J’aurais pu prouver que les modalités de l’âme ne sont point représentatives de l’infini ni de quoi que ce soit, ou que les idées sont bien différentes des perceptions que nous en avons, par d’autres preuves que celle que je viens de tirer de cette notion commune, que le néant n’est pas visible. Car il est clair que les modalités de l’âme sont changeantes et que les idées sont immuables ; que ses modalités sont particulières, et que les idées sont universelles et générales à toutes les intelligences ; que ses modalités sont contingentes, et que les idées sont éternelles et nécessaires ; que ses modalités sont obscures et ténébreuses, et que les idées sont très-claires et très-lumineuses ; c’est-à-dire que ses modalités ne sont qu’obscurément, quoique vivement senties, et que les idées sont clairement connues, comme étant le fondement de toutes les sciences.
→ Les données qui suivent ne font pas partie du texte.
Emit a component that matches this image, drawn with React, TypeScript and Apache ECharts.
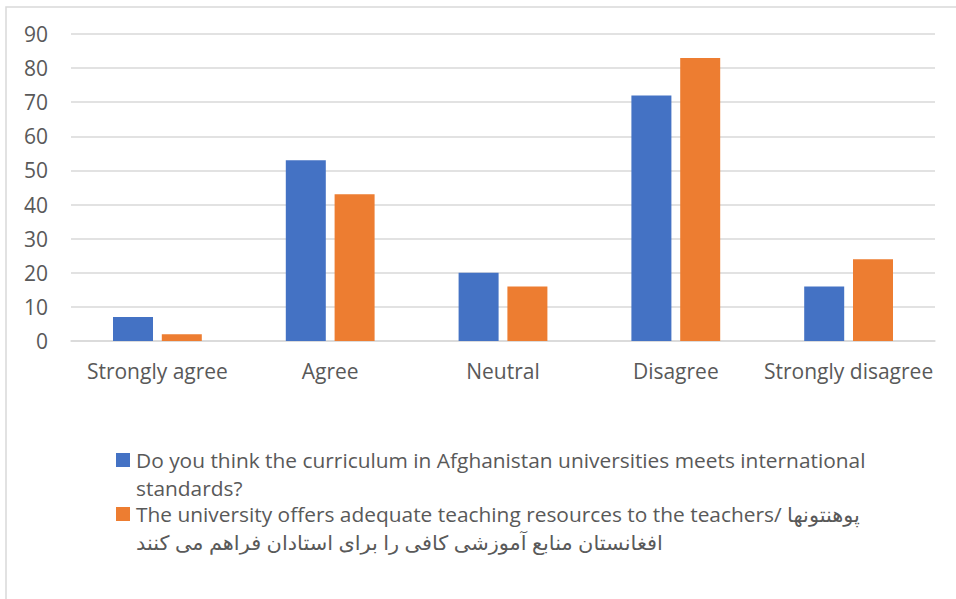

Mais j’ai déjà tant écrit sur la nature des idées dans cet ouvrage et dans plusieurs autres, que je crois avoir quelque droit d’y renvoyer le lecteur.

Il est donc aussi évident qu’il y a un Dieu qu’il l’est à moi que je suis. Je conclus que je suis, parce que je me sens, et que le néant ne peut être senti. Je conclus de même que Dieu est, que l’être infiniment parfait existe, parce que je l’aperçois, et que le néant ne peut être aperçu, ni par conséquent l’infini dans le fini.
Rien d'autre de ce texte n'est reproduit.